La prescription commence à courir à partir du dernier acte frauduleux, ce qui permet d’agir même plusieurs années après les faits.

Sanctions et conséquences pour le tuteur fautif

En cas d’abus, le juge peut suspendre ou révoquer le tuteur, voire l’interdire d’exercer à l’avenir. Sur le plan pénal, les sanctions peuvent aller jusqu’à 3 ans de prison et 375 000 € d’amende. Civilement, la personne protégée ou ses héritiers peuvent demander réparation du préjudice.

Si le tuteur possède une assurance professionnelle, elle peut couvrir les indemnités. De plus, tout acte réalisé sans respecter la loi (vente de bien sans autorisation, ouverture de compte non validée…) peut être annulé.

Héritage : où va l’argent d’une personne sous tutelle décédée ?  

Lorsqu’une personne sous tutelle décède, la tutelle prend fin immédiatement.

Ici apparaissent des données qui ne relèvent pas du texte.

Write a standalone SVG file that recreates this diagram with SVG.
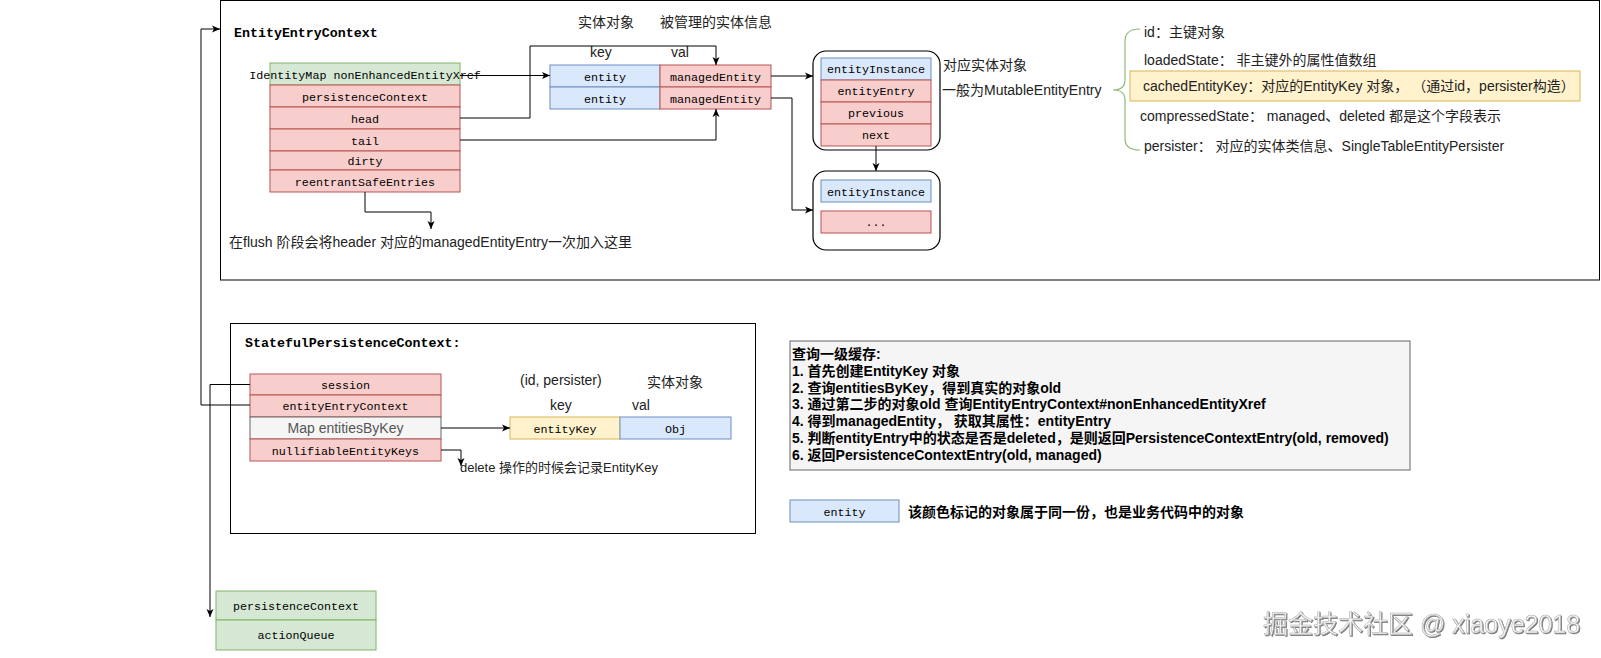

Les fonds et biens de la personne sont alors traités comme pour toute succession : l’argent et le patrimoine sont transmis aux héritiers conformément aux règles de succession.

Le tuteur doit remettre un compte définitif de gestion au juge des tutelles, rendant compte de toutes les opérations effectuées pendant la durée de la tutelle.

LIRE AUSSI : Quels sont les droits de la famille lors de la mise sous tutelle d’une personne âgée ?

Mettre la sécurité et la confiance au cœur de la tutelle

La mise sous tutelle est avant tout une mesure de protection, destinée à garantir que la personne vulnérable voit ses besoins essentiels couverts et son patrimoine préservé. Cependant, elle implique également des responsabilités importantes pour le tuteur et peut entraîner des dérives si les règles ne sont pas respectées.

La clé d’une tutelle réussie réside dans la transparence, le suivi précis des comptes et la communication régulière entre la personne protégée, le tuteur et la famille. Dans ce contexte, la confiance est l’un des points les plus importants, car elle permet à la personne âgée de se sentir en sécurité et rassurée, sachant que sa vie et son argent sont entre de bonnes mains.